Peran Lembaga Keuangan Syariah dalam Menopang Stabilitas Ekonomi
Selain pasar modal, lembaga keuangan syariah juga memainkan peran penting dalam menciptakan ekosistem ekonomi yang lebih sehat. Bank syariah, misalnya, menerapkan sistem pembiayaan berbasis bagi hasil, seperti mudharabah dan musyarakah. Model ini memungkinkan bank dan nasabah berbagi keuntungan dan risiko, sehingga lebih adil dibandingkan dengan sistem bunga tetap yang bisa memberatkan salah satu pihak (Bank Indonesia, 2024).
Selain itu, bank syariah lebih fokus pada sektor riil. Dana yang disalurkan benar-benar digunakan untuk aktivitas produktif, seperti pembiayaan Usaha Mikro Kecil dan Menengah (UMKM), agribisnis, serta industri halal. Ini berbeda dengan perbankan konvensional yang sering kali terjebak dalam transaksi spekulatif yang tidak memberikan manfaat langsung bagi perekonomian (Kementerian Investasi/BKPM, 2024).
Tantangan dan Masa Depan Ekonomi Syariah
Meski memiliki banyak keunggulan, ekonomi syariah masih menghadapi sejumlah tantangan. Salah satunya adalah literasi keuangan syariah yang masih rendah di kalangan masyarakat. Banyak orang masih menganggap sistem ini eksklusif untuk umat Muslim, padahal prinsip-prinsipnya bersifat universal dan dapat diterapkan oleh siapa saja yang menginginkan sistem keuangan yang lebih adil dan transparan (Otoritas Jasa Keuangan, 2024).

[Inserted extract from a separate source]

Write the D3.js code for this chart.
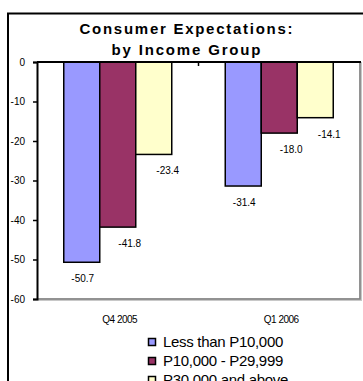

Regulasi juga menjadi faktor kunci yang perlu diperkuat. Pemerintah perlu memberikan lebih banyak insentif bagi investor syariah, memperluas akses pembiayaan syariah bagi UKM, serta mendukung perkembangan fintech syariah agar semakin inklusif dan mudah diakses oleh masyarakat luas (Kementerian Investasi/BKPM, 2024).
Namun, peluang bagi ekonomi syariah justru semakin besar. Dengan meningkatnya kesadaran akan pentingnya investasi yang berkelanjutan dan bebas dari spekulasi, sistem keuangan syariah berpotensi menjadi pilar utama dalam membangun ekonomi yang lebih stabil dan berdaya tahan terhadap krisis.
Dalam menghadapi ketidakpastian pasar, ekonomi syariah menawarkan stabilitas yang sulit ditandingi oleh sistem keuangan konvensional. Dengan prinsip keadilan, transparansi, dan berbasis pada aset riil, sistem ini memberikan solusi yang lebih aman dan berkelanjutan bagi investor dan pelaku ekonomi.
Sukuk dan reksa dana syariah telah terbukti sebagai instrumen investasi yang lebih stabil, sementara bank syariah terus berperan dalam mendukung sektor riil dan menciptakan kesejahteraan ekonomi.
Kini saatnya ekonomi syariah tidak lagi dipandang sebagai alternatif semata, tetapi sebagai bagian utama dari sistem keuangan global. Dengan peningkatan literasi keuangan, regulasi yang lebih progresif, dan inovasi yang terus berkembang, ekonomi syariah memiliki potensi besar untuk menjadi solusi nyata dalam membangun ekonomi yang lebih inklusif, stabil, dan berkelanjutan.